***** Data

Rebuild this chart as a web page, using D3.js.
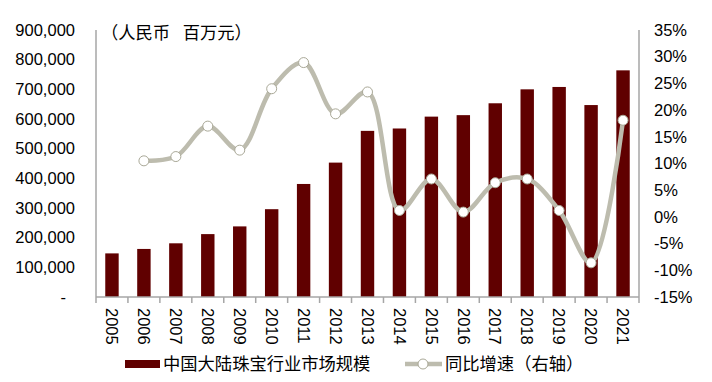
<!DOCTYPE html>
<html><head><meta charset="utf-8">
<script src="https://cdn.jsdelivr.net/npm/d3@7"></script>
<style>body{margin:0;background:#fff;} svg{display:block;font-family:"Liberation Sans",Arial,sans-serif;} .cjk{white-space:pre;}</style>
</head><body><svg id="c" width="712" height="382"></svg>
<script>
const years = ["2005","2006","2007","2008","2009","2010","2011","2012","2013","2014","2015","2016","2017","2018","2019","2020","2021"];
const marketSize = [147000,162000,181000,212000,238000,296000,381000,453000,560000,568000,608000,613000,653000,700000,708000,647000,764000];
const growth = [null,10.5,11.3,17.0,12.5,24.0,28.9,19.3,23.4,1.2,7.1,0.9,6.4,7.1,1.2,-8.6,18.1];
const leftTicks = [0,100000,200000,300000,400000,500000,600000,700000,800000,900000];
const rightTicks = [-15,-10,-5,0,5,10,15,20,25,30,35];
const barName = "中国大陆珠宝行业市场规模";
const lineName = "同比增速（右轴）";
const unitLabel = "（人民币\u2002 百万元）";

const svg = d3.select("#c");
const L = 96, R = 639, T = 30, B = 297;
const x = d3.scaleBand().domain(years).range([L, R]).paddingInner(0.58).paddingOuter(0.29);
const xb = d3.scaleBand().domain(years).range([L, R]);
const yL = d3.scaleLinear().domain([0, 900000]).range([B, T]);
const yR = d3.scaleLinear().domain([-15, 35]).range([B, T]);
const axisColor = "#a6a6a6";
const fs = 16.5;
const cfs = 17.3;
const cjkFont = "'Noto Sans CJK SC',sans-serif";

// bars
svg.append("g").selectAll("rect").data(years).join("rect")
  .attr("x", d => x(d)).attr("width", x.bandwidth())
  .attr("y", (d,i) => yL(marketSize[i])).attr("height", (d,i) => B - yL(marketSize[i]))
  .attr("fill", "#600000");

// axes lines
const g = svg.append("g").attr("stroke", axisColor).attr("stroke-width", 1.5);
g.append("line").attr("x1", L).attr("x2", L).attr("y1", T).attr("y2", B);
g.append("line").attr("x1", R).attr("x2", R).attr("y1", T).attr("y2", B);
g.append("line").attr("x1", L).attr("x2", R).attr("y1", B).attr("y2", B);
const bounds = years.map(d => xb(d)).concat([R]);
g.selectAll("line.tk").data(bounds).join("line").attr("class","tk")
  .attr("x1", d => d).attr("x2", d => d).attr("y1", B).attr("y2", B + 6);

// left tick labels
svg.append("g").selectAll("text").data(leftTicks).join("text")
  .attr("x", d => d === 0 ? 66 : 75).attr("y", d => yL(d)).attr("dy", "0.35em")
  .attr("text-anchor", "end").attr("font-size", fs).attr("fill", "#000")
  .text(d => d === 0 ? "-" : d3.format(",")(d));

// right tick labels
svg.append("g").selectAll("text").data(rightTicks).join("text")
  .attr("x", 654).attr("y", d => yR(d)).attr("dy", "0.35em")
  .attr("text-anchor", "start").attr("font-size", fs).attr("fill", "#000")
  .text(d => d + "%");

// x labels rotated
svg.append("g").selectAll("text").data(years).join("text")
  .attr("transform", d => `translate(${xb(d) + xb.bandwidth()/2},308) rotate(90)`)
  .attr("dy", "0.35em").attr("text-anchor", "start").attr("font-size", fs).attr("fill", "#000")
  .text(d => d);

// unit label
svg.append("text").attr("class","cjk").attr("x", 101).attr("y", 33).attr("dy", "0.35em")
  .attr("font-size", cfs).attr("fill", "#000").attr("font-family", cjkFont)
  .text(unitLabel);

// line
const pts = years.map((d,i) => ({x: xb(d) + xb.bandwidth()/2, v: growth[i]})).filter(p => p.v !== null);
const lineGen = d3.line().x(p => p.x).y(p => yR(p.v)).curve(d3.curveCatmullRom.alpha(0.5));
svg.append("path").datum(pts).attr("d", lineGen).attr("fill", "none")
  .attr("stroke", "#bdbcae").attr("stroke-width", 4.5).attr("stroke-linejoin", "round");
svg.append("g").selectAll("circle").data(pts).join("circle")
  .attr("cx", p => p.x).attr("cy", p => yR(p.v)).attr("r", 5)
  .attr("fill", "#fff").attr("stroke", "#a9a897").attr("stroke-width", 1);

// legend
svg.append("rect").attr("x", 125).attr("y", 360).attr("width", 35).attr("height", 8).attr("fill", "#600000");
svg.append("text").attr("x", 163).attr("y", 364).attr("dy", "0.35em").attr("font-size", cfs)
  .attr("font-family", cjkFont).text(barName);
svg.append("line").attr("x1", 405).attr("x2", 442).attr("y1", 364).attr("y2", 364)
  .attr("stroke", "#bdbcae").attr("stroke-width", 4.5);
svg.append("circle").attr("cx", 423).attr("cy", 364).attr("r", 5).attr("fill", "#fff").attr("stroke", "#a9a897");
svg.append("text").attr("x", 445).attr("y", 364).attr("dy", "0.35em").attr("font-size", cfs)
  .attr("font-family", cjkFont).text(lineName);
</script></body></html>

**********

Written exercise: From the listing, extract all text exactly as given and drop any picture.

Correct result:
Rebuild this chart as a web page, using D3.js.
<!DOCTYPE html>
<html><head><meta charset="utf-8">
<script src="https://cdn.jsdelivr.net/npm/d3@7"></script>
<style>body{margin:0;background:#fff;} svg{display:block;font-family:"Liberation Sans",Arial,sans-serif;} .cjk{white-space:pre;}</style>
</head><body><svg id="c" width="712" height="382"></svg>
<script>
const years = ["2005","2006","2007","2008","2009","2010","2011","2012","2013","2014","2015","2016","2017","2018","2019","2020","2021"];
const marketSize = [147000,162000,181000,212000,238000,296000,381000,453000,560000,568000,608000,613000,653000,700000,708000,647000,764000];
const growth = [null,10.5,11.3,17.0,12.5,24.0,28.9,19.3,23.4,1.2,7.1,0.9,6.4,7.1,1.2,-8.6,18.1];
const leftTicks = [0,100000,200000,300000,400000,500000,600000,700000,800000,900000];
const rightTicks = [-15,-10,-5,0,5,10,15,20,25,30,35];
const barName = "中国大陆珠宝行业市场规模";
const lineName = "同比增速（右轴）";
const unitLabel = "（人民币\u2002 百万元）";

const svg = d3.select("#c");
const L = 96, R = 639, T = 30, B = 297;
const x = d3.scaleBand().domain(years).range([L, R]).paddingInner(0.58).paddingOuter(0.29);
const xb = d3.scaleBand().domain(years).range([L, R]);
const yL = d3.scaleLinear().domain([0, 900000]).range([B, T]);
const yR = d3.scaleLinear().domain([-15, 35]).range([B, T]);
const axisColor = "#a6a6a6";
const fs = 16.5;
const cfs = 17.3;
const cjkFont = "'Noto Sans CJK SC',sans-serif";

// bars
svg.append("g").selectAll("rect").data(years).join("rect")
  .attr("x", d => x(d)).attr("width", x.bandwidth())
  .attr("y", (d,i) => yL(marketSize[i])).attr("height", (d,i) => B - yL(marketSize[i]))
  .attr("fill", "#600000");

// axes lines
const g = svg.append("g").attr("stroke", axisColor).attr("stroke-width", 1.5);
g.append("line").attr("x1", L).attr("x2", L).attr("y1", T).attr("y2", B);
g.append("line").attr("x1", R).attr("x2", R).attr("y1", T).attr("y2", B);
g.append("line").attr("x1", L).attr("x2", R).attr("y1", B).attr("y2", B);
const bounds = years.map(d => xb(d)).concat([R]);
g.selectAll("line.tk").data(bounds).join("line").attr("class","tk")
  .attr("x1", d => d).attr("x2", d => d).attr("y1", B).attr("y2", B + 6);

// left tick labels
svg.append("g").selectAll("text").data(leftTicks).join("text")
  .attr("x", d => d === 0 ? 66 : 75).attr("y", d => yL(d)).attr("dy", "0.35em")
  .attr("text-anchor", "end").attr("font-size", fs).attr("fill", "#000")
  .text(d => d === 0 ? "-" : d3.format(",")(d));

// right tick labels
svg.append("g").selectAll("text").data(rightTicks).join("text")
  .attr("x", 654).attr("y", d => yR(d)).attr("dy", "0.35em")
  .attr("text-anchor", "start").attr("font-size", fs).attr("fill", "#000")
  .text(d => d + "%");

// x labels rotated
svg.append("g").selectAll("text").data(years).join("text")
  .attr("transform", d => `translate(${xb(d) + xb.bandwidth()/2},308) rotate(90)`)
  .attr("dy", "0.35em").attr("text-anchor", "start").attr("font-size", fs).attr("fill", "#000")
  .text(d => d);

// unit label
svg.append("text").attr("class","cjk").attr("x", 101).attr("y", 33).attr("dy", "0.35em")
  .attr("font-size", cfs).attr("fill", "#000").attr("font-family", cjkFont)
  .text(unitLabel);

// line
const pts = years.map((d,i) => ({x: xb(d) + xb.bandwidth()/2, v: growth[i]})).filter(p => p.v !== null);
const lineGen = d3.line().x(p => p.x).y(p => yR(p.v)).curve(d3.curveCatmullRom.alpha(0.5));
svg.append("path").datum(pts).attr("d", lineGen).attr("fill", "none")
  .attr("stroke", "#bdbcae").attr("stroke-width", 4.5).attr("stroke-linejoin", "round");
svg.append("g").selectAll("circle").data(pts).join("circle")
  .attr("cx", p => p.x).attr("cy", p => yR(p.v)).attr("r", 5)
  .attr("fill", "#fff").attr("stroke", "#a9a897").attr("stroke-width", 1);

// legend
svg.append("rect").attr("x", 125).attr("y", 360).attr("width", 35).attr("height", 8).attr("fill", "#600000");
svg.append("text").attr("x", 163).attr("y", 364).attr("dy", "0.35em").attr("font-size", cfs)
  .attr("font-family", cjkFont).text(barName);
svg.append("line").attr("x1", 405).attr("x2", 442).attr("y1", 364).attr("y2", 364)
  .attr("stroke", "#bdbcae").attr("stroke-width", 4.5);
svg.append("circle").attr("cx", 423).attr("cy", 364).attr("r", 5).attr("fill", "#fff").attr("stroke", "#a9a897");
svg.append("text").attr("x", 445).attr("y", 364).attr("dy", "0.35em").attr("font-size", cfs)
  .attr("font-family", cjkFont).text(lineName);
</script></body></html>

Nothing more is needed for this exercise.